• Data provided:

--------

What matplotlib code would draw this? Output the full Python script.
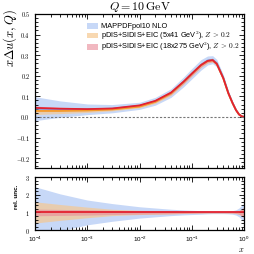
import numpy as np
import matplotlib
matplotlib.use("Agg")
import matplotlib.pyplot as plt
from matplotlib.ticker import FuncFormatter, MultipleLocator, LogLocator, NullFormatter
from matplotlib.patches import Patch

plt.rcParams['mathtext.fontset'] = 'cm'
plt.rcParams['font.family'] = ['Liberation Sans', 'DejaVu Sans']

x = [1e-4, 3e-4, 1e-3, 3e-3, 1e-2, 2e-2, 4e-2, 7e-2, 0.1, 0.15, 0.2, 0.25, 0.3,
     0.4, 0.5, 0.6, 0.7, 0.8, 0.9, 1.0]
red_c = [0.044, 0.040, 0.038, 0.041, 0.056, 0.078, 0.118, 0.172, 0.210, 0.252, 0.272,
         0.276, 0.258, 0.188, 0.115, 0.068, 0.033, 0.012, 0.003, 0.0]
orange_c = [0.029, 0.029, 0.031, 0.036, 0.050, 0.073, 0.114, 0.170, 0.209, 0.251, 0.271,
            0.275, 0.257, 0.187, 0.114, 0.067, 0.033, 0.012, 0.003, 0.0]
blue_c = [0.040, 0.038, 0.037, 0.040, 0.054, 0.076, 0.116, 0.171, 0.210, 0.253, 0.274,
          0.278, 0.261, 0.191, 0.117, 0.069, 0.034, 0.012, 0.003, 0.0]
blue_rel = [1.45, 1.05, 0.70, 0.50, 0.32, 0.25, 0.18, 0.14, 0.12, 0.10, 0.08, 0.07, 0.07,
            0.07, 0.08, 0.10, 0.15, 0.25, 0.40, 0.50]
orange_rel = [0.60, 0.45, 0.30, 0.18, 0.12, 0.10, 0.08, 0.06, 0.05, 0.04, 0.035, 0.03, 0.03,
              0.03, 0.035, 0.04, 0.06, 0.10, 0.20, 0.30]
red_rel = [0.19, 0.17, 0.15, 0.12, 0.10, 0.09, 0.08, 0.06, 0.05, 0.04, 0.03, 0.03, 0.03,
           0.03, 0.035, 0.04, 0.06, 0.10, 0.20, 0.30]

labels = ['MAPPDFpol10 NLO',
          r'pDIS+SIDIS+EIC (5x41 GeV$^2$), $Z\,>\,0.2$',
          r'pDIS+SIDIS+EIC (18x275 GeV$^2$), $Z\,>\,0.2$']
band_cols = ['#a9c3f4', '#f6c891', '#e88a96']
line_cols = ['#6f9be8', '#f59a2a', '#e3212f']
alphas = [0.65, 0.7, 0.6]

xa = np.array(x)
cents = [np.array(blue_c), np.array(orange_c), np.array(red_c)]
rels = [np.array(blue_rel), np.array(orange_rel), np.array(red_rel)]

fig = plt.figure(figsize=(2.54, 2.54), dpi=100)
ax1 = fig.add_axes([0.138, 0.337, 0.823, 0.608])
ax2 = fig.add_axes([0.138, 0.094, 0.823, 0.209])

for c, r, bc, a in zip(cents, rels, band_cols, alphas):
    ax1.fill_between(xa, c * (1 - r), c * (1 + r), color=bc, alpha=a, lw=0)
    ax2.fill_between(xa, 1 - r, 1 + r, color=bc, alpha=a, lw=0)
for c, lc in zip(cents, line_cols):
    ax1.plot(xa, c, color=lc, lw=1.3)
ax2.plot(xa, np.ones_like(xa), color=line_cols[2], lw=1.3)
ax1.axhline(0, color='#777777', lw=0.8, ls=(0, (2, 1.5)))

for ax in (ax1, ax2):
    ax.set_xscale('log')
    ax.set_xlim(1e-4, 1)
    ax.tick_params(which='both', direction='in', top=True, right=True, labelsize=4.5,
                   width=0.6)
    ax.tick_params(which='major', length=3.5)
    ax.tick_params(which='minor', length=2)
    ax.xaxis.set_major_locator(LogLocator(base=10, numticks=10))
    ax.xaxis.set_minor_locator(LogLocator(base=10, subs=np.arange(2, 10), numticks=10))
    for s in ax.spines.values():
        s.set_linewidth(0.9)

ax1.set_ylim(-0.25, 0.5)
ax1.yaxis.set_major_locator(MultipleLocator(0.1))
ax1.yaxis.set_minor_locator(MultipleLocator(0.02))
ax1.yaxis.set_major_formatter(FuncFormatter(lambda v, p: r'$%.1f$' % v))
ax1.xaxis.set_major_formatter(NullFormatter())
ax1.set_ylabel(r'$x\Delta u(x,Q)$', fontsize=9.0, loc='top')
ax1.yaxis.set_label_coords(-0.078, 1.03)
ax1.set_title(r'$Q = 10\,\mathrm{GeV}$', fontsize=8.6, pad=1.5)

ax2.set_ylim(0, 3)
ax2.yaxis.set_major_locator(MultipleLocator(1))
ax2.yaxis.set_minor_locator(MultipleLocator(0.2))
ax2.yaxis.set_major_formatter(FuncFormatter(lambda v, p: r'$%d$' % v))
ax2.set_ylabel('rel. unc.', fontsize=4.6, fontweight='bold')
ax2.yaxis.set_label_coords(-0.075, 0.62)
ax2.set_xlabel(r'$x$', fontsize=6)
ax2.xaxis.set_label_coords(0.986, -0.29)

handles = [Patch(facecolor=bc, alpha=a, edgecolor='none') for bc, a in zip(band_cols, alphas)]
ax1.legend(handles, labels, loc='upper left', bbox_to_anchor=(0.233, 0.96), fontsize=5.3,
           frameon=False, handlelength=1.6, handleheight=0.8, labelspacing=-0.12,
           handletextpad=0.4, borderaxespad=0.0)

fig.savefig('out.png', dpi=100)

--------

• Short exercise: Pictures are excluded; extract exactly the lines from the start of the data through the line that holds "from matplotlib.patches import Patch", both ends included.

• Answer to this task:
What matplotlib code would draw this? Output the full Python script.
import numpy as np
import matplotlib
matplotlib.use("Agg")
import matplotlib.pyplot as plt
from matplotlib.ticker import FuncFormatter, MultipleLocator, LogLocator, NullFormatter
from matplotlib.patches import Patch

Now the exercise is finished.